Signal integrity was maximised by minimising signal loss in high-speed transmissions between CPU and GPU, and between GPUs. This resulted in a GPU Server that feature slower latency, higher bandwidth, and unsurpassed reliability. 

To effectively process huge quantities of data with HPC technology, more than the CPU and GPU's combined computing power comes into play. High-speed transmission is crucial; whether it relates to the computing and storage of data between multiple server clusters, or the accelerated processing and communication of data between devices linked through the internet. The Gigabyte G482-s51 overcome this challenge with its PCIe Gen 4.0 interface, which supports high performance network cards. The increased bandwidth enables high-speed data transmission, which in turn enhances the performance of the entire HPC system, making it possible to process the 40 terabytes of raw data that the particle accelerator generates every second.

Custom-designed servers provide CERN with cutting-edge computing power

In order to quickly analyse the massive quantities of data generated by experiments conducted with the LHC, CERN independently developed its own powerful computer cards to handle all the calculations. They paired these cards with graphics cards designed for image processing. The combined might of these specialised tools became the last word in cutting-edge computing.

Gigabyte customised the G482-s51 to meet the client's specific requirements which included: Specially designed expansion slots and minute adjustments to the BIOS and an advanced heat dissipation solution.

Specially designed expansion slots and minute adjustments to the BIOS: To account for CERN's self-developed computer cards, Gigabyte customised the expansion slots of the G48-s51. Gigabyte also ran data simulations and made minute adjustments to the BIOS to better link all the computer cards to the motherboard, so that each card could achieve the maximum PCIe Gen 4.0 speed.

An advanced heat dissipation solution: CERN had special specifications for just about everything, from the power supply to the network interface cards to the arrangement of the eight GPGPU cards. The heat consumption of these interwoven I/O devices is not all the same. Gigabyte leveraged its expertise in heat dissipation designs and integration techniques to successfully channel airflow inside the servers, so excessive heat would not become a problem.

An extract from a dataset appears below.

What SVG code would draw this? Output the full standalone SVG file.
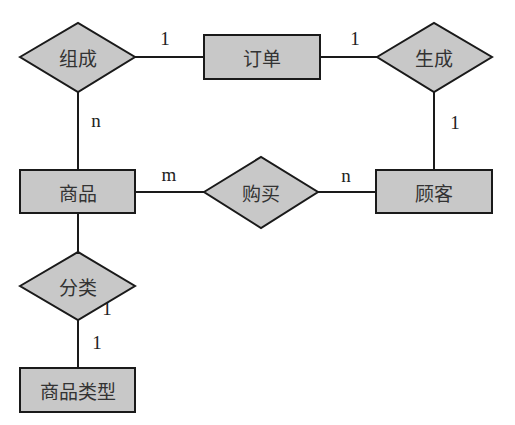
<svg xmlns="http://www.w3.org/2000/svg" width="515" height="425" viewBox="0 0 515 425">
<style>
.shape{fill:#c8c8c8;stroke:#1a1a1a;stroke-width:2}
.line{stroke:#1a1a1a;stroke-width:2;fill:none}
.t{font-family:"Noto Sans CJK SC","Noto Sans CJK JP",sans-serif;font-size:19px;fill:#333;text-anchor:middle;dominant-baseline:central}
.c{font-family:"Liberation Serif",serif;font-size:19px;fill:#222;text-anchor:middle;dominant-baseline:central}
</style>
<rect width="515" height="425" fill="#fff"/>
<g id="connectors">
<line class="line" x1="135" y1="57" x2="204" y2="57"/>
<line class="line" x1="320" y1="57" x2="377" y2="57"/>
<line class="line" x1="78" y1="92" x2="78" y2="170"/>
<line class="line" x1="434" y1="92" x2="434" y2="170"/>
<line class="line" x1="135" y1="192" x2="204" y2="192"/>
<line class="line" x1="318" y1="192" x2="376" y2="192"/>
<line class="line" x1="78" y1="213" x2="78" y2="252"/>
<line class="line" x1="78" y1="320" x2="78" y2="368"/>
<text class="c" x="165" y="38">1</text>
<text class="c" x="355" y="38">1</text>
<text class="c" x="96" y="120">n</text>
<text class="c" x="455" y="122">1</text>
<text class="c" x="169" y="174">m</text>
<text class="c" x="346" y="175">n</text>
<text class="c" x="107" y="308">1</text>
<text class="c" x="97" y="342">1</text>
</g>
<g id="zucheng">
<polygon class="shape" points="20,57 78,23 135,57 78,92"/>
<text class="t" x="78" y="57">组成</text>
</g>
<g id="dingdan">
<rect class="shape" x="204" y="35" width="116" height="44"/>
<text class="t" x="262" y="57">订单</text>
</g>
<g id="shengcheng">
<polygon class="shape" points="377,57 434,23 492,57 434,92"/>
<text class="t" x="434" y="57">生成</text>
</g>
<g id="shangpin">
<rect class="shape" x="20" y="170" width="115" height="43"/>
<text class="t" x="78" y="192">商品</text>
</g>
<g id="goumai">
<polygon class="shape" points="204,192 261,157 318,192 261,228"/>
<text class="t" x="261" y="192">购买</text>
</g>
<g id="guke">
<rect class="shape" x="376" y="170" width="116" height="43"/>
<text class="t" x="434" y="192">顾客</text>
</g>
<g id="fenlei">
<polygon class="shape" points="20,286 78,252 135,286 78,320"/>
<text class="t" x="78" y="286">分类</text>
</g>
<g id="shangpinleixing">
<rect class="shape" x="20" y="368" width="115" height="44"/>
<text class="t" x="78" y="390">商品类型</text>
</g>
</svg>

Gigabyte Worked Closely with AMD to Expand the Horison for HPC Applications

One of the most noteworthy advantages of the AMD CPU is its multi-core design. In the push to solidify the AMD EPYC processor's position in the server market, Gigabyte has an important part to play. By creating an AMD EPYC™ Server that showcases top performance, system stability, and steadfast quality, Gigabyte was able to satisfy CERN's need for a solution capable of analysing large amounts of data and completing HPC workloads.

Gigabyte's responsive customisation services and in-depth experience in research and development were just what the client needed to meet their specific requirements. By pushing computing power to the limit with state-of-the-art technological prowess, Gigabyte has taken an impressive stride forward in the application of HPC solutions to academic research and scientific discovery.